Set down all of the data that follows word for word, without the images.

────────────────────

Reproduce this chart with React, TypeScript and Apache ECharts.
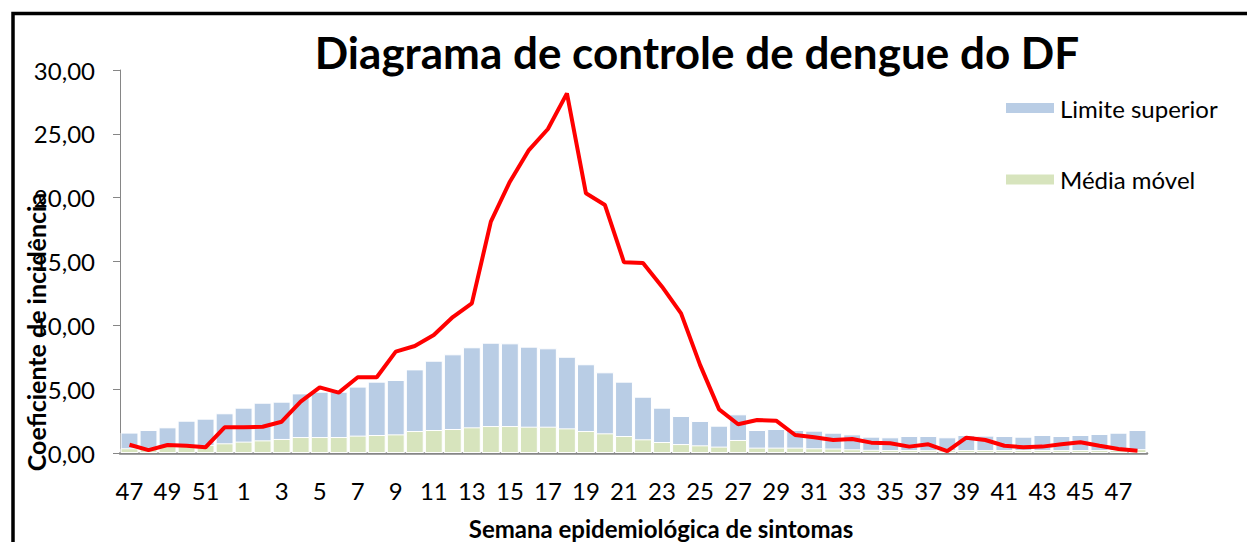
import React, { useEffect, useRef } from "react";
import * as echarts from "echarts";

const semanas = [
  "47", "48", "49", "50", "51", "52",
  "1", "2", "3", "4", "5", "6", "7", "8", "9", "10",
  "11", "12", "13", "14", "15", "16", "17", "18", "19", "20",
  "21", "22", "23", "24", "25", "26", "27", "28", "29", "30",
  "31", "32", "33", "34", "35", "36", "37", "38", "39", "40",
  "41", "42", "43", "44", "45", "46", "47", "48",
];

const limiteSuperior = [
  1.6, 1.8, 2.01, 2.53, 2.69, 3.11,
  3.55, 3.94, 4.02, 4.67, 4.8, 4.8, 5.2, 5.59, 5.72, 6.55,
  7.23, 7.73, 8.28, 8.64, 8.59, 8.33, 8.2, 7.54, 6.95, 6.32,
  5.59, 4.41, 3.55, 2.9, 2.51, 2.14, 3.03, 1.8, 1.88, 1.8,
  1.75, 1.59, 1.46, 1.28, 1.23, 1.33, 1.33, 1.23, 1.41, 1.36,
  1.33, 1.28, 1.41, 1.33, 1.41, 1.49, 1.59, 1.8,
];

const mediaMovel = [
  0.37, 0.4, 0.55, 0.6, 0.63, 0.76,
  0.89, 0.99, 1.1, 1.25, 1.25, 1.25, 1.36, 1.41, 1.46, 1.72,
  1.8, 1.88, 2.01, 2.11, 2.11, 2.06, 2.06, 1.93, 1.72, 1.54,
  1.33, 1.07, 0.86, 0.7, 0.6, 0.5, 1.02, 0.42, 0.42, 0.42,
  0.37, 0.35, 0.29, 0.25, 0.23, 0.23, 0.22, 0.22, 0.23, 0.23,
  0.23, 0.23, 0.23, 0.23, 0.23, 0.23, 0.23, 0.3,
];

const incidencia = [
  0.65, 0.23, 0.63, 0.57, 0.45, 2.01,
  2.01, 2.06, 2.45, 4.02, 5.14, 4.73, 5.93, 5.93, 7.94, 8.38,
  9.24, 10.65, 11.72, 18.12, 21.25, 23.73, 25.38, 28.17, 20.34, 19.42,
  14.94, 14.88, 13.03, 10.94, 6.9, 3.42, 2.25, 2.58, 2.53, 1.41,
  1.23, 1.02, 1.1, 0.81, 0.76, 0.5, 0.68, 0.15, 1.2, 1.02,
  0.57, 0.45, 0.5, 0.68, 0.84, 0.57, 0.31, 0.18,
];

const FONT = "Lato, 'Open Sans', sans-serif";

export default function App() {
  const ref = useRef<HTMLDivElement>(null);

  useEffect(() => {
    if (!ref.current) return;
    const chart = echarts.init(ref.current, undefined, { renderer: "svg" });
    chart.setOption({
      animation: false,
      backgroundColor: "#ffffff",
      textStyle: { fontFamily: FONT },
      graphic: [
        {
          type: "rect",
          shape: { x: 13, y: 13.5, width: 1400, height: 700 },
          style: { fill: "none", stroke: "#000", lineWidth: 3.5 },
          silent: true,
        },
        {
          type: "text",
          x: 697,
          y: 52,
          style: {
            text: "Diagrama de controle de dengue do DF",
            fontFamily: FONT,
            fontWeight: "bold",
            fontSize: 44,
            fill: "#000",
            textAlign: "center",
            textVerticalAlign: "middle",
          },
        },
        {
          type: "text",
          x: 661,
          y: 528,
          z: 10,
          style: {
            text: "Semana epidemiológica de sintomas",
            fontFamily: FONT,
            fontWeight: "bold",
            fontSize: 24,
            lineHeight: 24,
            fill: "#000",
            textAlign: "center",
            textVerticalAlign: "middle",
          },
        },
        {
          type: "text",
          x: 36,
          y: 332,
          rotation: Math.PI / 2,
          z: 10,
          style: {
            text: "Coeficiente de incidência",
            fontFamily: FONT,
            fontWeight: "bold",
            fontSize: 25,
            lineHeight: 25,
            fill: "#000",
            textAlign: "center",
            textVerticalAlign: "middle",
          },
        },
      ],
      legend: [
        {
          data: ["Limite superior"],
          left: 1004,
          top: 96,
          padding: 0,
          itemWidth: 50,
          itemHeight: 12,
          itemGap: 8,
          icon: "rect",
          textStyle: { fontFamily: FONT, fontSize: 24, color: "#000" },
        },
        {
          data: ["Média móvel"],
          left: 1004,
          top: 167.5,
          padding: 0,
          itemWidth: 50,
          itemHeight: 12,
          itemGap: 8,
          icon: "rect",
          textStyle: { fontFamily: FONT, fontSize: 24, color: "#000" },
        },
      ],
      grid: {
        left: 120,
        top: 70,
        width: 1027,
        height: 383,
        containLabel: false,
        outerBoundsMode: "none",
      },
      xAxis: {
        type: "category",
        data: semanas,
        axisLine: { lineStyle: { color: "#868686", width: 2.5 } },
        axisTick: { show: false },
        axisLabel: {
          interval: 1,
          margin: 25,
          fontFamily: FONT,
          fontSize: 24,
          color: "#000",
        },
      },
      yAxis: {
        type: "value",
        min: 0,
        max: 30,
        interval: 5,
        axisLine: { show: true, lineStyle: { color: "#868686", width: 1 } },
        axisTick: { show: true, length: 7, lineStyle: { color: "#868686" } },
        splitLine: { show: false },
        axisLabel: {
          margin: 25,
          fontFamily: FONT,
          fontSize: 24,
          color: "#000",
          formatter: (v: number) => v.toFixed(2).replace(".", ","),
        },
      },
      series: [
        {
          name: "Limite superior",
          type: "bar",
          data: limiteSuperior,
          barCategoryGap: "6%",
          barGap: "-100%",
          itemStyle: { color: "#B9CDE5", borderColor: "#ffffff", borderWidth: 1 },
          z: 1,
        },
        {
          name: "Média móvel",
          type: "bar",
          data: mediaMovel,
          barCategoryGap: "6%",
          barGap: "-100%",
          itemStyle: { color: "#D7E4BD", borderColor: "#ffffff", borderWidth: 1 },
          z: 2,
        },
        {
          name: "Coeficiente de incidência",
          type: "line",
          data: incidencia,
          showSymbol: false,
          symbol: "none",
          lineStyle: { color: "#FF0000", width: 4 },
          z: 5,
        },
      ],
    });
    return () => chart.dispose();
  }, []);

  return (
    <div
      ref={ref}
      style={{ position: "absolute", left: 0, top: 0, width: 1247, height: 542 }}
    />
  );
}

────────────────────

◆ **Full solution**
Reproduce this chart with React, TypeScript and Apache ECharts.
import React, { useEffect, useRef } from "react";
import * as echarts from "echarts";

const semanas = [
  "47", "48", "49", "50", "51", "52",
  "1", "2", "3", "4", "5", "6", "7", "8", "9", "10",
  "11", "12", "13", "14", "15", "16", "17", "18", "19", "20",
  "21", "22", "23", "24", "25", "26", "27", "28", "29", "30",
  "31", "32", "33", "34", "35", "36", "37", "38", "39", "40",
  "41", "42", "43", "44", "45", "46", "47", "48",
];

const limiteSuperior = [
  1.6, 1.8, 2.01, 2.53, 2.69, 3.11,
  3.55, 3.94, 4.02, 4.67, 4.8, 4.8, 5.2, 5.59, 5.72, 6.55,
  7.23, 7.73, 8.28, 8.64, 8.59, 8.33, 8.2, 7.54, 6.95, 6.32,
  5.59, 4.41, 3.55, 2.9, 2.51, 2.14, 3.03, 1.8, 1.88, 1.8,
  1.75, 1.59, 1.46, 1.28, 1.23, 1.33, 1.33, 1.23, 1.41, 1.36,
  1.33, 1.28, 1.41, 1.33, 1.41, 1.49, 1.59, 1.8,
];

const mediaMovel = [
  0.37, 0.4, 0.55, 0.6, 0.63, 0.76,
  0.89, 0.99, 1.1, 1.25, 1.25, 1.25, 1.36, 1.41, 1.46, 1.72,
  1.8, 1.88, 2.01, 2.11, 2.11, 2.06, 2.06, 1.93, 1.72, 1.54,
  1.33, 1.07, 0.86, 0.7, 0.6, 0.5, 1.02, 0.42, 0.42, 0.42,
  0.37, 0.35, 0.29, 0.25, 0.23, 0.23, 0.22, 0.22, 0.23, 0.23,
  0.23, 0.23, 0.23, 0.23, 0.23, 0.23, 0.23, 0.3,
];

const incidencia = [
  0.65, 0.23, 0.63, 0.57, 0.45, 2.01,
  2.01, 2.06, 2.45, 4.02, 5.14, 4.73, 5.93, 5.93, 7.94, 8.38,
  9.24, 10.65, 11.72, 18.12, 21.25, 23.73, 25.38, 28.17, 20.34, 19.42,
  14.94, 14.88, 13.03, 10.94, 6.9, 3.42, 2.25, 2.58, 2.53, 1.41,
  1.23, 1.02, 1.1, 0.81, 0.76, 0.5, 0.68, 0.15, 1.2, 1.02,
  0.57, 0.45, 0.5, 0.68, 0.84, 0.57, 0.31, 0.18,
];

const FONT = "Lato, 'Open Sans', sans-serif";

export default function App() {
  const ref = useRef<HTMLDivElement>(null);

  useEffect(() => {
    if (!ref.current) return;
    const chart = echarts.init(ref.current, undefined, { renderer: "svg" });
    chart.setOption({
      animation: false,
      backgroundColor: "#ffffff",
      textStyle: { fontFamily: FONT },
      graphic: [
        {
          type: "rect",
          shape: { x: 13, y: 13.5, width: 1400, height: 700 },
          style: { fill: "none", stroke: "#000", lineWidth: 3.5 },
          silent: true,
        },
        {
          type: "text",
          x: 697,
          y: 52,
          style: {
            text: "Diagrama de controle de dengue do DF",
            fontFamily: FONT,
            fontWeight: "bold",
            fontSize: 44,
            fill: "#000",
            textAlign: "center",
            textVerticalAlign: "middle",
          },
        },
        {
          type: "text",
          x: 661,
          y: 528,
          z: 10,
          style: {
            text: "Semana epidemiológica de sintomas",
            fontFamily: FONT,
            fontWeight: "bold",
            fontSize: 24,
            lineHeight: 24,
            fill: "#000",
            textAlign: "center",
            textVerticalAlign: "middle",
          },
        },
        {
          type: "text",
          x: 36,
          y: 332,
          rotation: Math.PI / 2,
          z: 10,
          style: {
            text: "Coeficiente de incidência",
            fontFamily: FONT,
            fontWeight: "bold",
            fontSize: 25,
            lineHeight: 25,
            fill: "#000",
            textAlign: "center",
            textVerticalAlign: "middle",
          },
        },
      ],
      legend: [
        {
          data: ["Limite superior"],
          left: 1004,
          top: 96,
          padding: 0,
          itemWidth: 50,
          itemHeight: 12,
          itemGap: 8,
          icon: "rect",
          textStyle: { fontFamily: FONT, fontSize: 24, color: "#000" },
        },
        {
          data: ["Média móvel"],
          left: 1004,
          top: 167.5,
          padding: 0,
          itemWidth: 50,
          itemHeight: 12,
          itemGap: 8,
          icon: "rect",
          textStyle: { fontFamily: FONT, fontSize: 24, color: "#000" },
        },
      ],
      grid: {
        left: 120,
        top: 70,
        width: 1027,
        height: 383,
        containLabel: false,
        outerBoundsMode: "none",
      },
      xAxis: {
        type: "category",
        data: semanas,
        axisLine: { lineStyle: { color: "#868686", width: 2.5 } },
        axisTick: { show: false },
        axisLabel: {
          interval: 1,
          margin: 25,
          fontFamily: FONT,
          fontSize: 24,
          color: "#000",
        },
      },
      yAxis: {
        type: "value",
        min: 0,
        max: 30,
        interval: 5,
        axisLine: { show: true, lineStyle: { color: "#868686", width: 1 } },
        axisTick: { show: true, length: 7, lineStyle: { color: "#868686" } },
        splitLine: { show: false },
        axisLabel: {
          margin: 25,
          fontFamily: FONT,
          fontSize: 24,
          color: "#000",
          formatter: (v: number) => v.toFixed(2).replace(".", ","),
        },
      },
      series: [
        {
          name: "Limite superior",
          type: "bar",
          data: limiteSuperior,
          barCategoryGap: "6%",
          barGap: "-100%",
          itemStyle: { color: "#B9CDE5", borderColor: "#ffffff", borderWidth: 1 },
          z: 1,
        },
        {
          name: "Média móvel",
          type: "bar",
          data: mediaMovel,
          barCategoryGap: "6%",
          barGap: "-100%",
          itemStyle: { color: "#D7E4BD", borderColor: "#ffffff", borderWidth: 1 },
          z: 2,
        },
        {
          name: "Coeficiente de incidência",
          type: "line",
          data: incidencia,
          showSymbol: false,
          symbol: "none",
          lineStyle: { color: "#FF0000", width: 4 },
          z: 5,
        },
      ],
    });
    return () => chart.dispose();
  }, []);

  return (
    <div
      ref={ref}
      style={{ position: "absolute", left: 0, top: 0, width: 1247, height: 542 }}
    />
  );
}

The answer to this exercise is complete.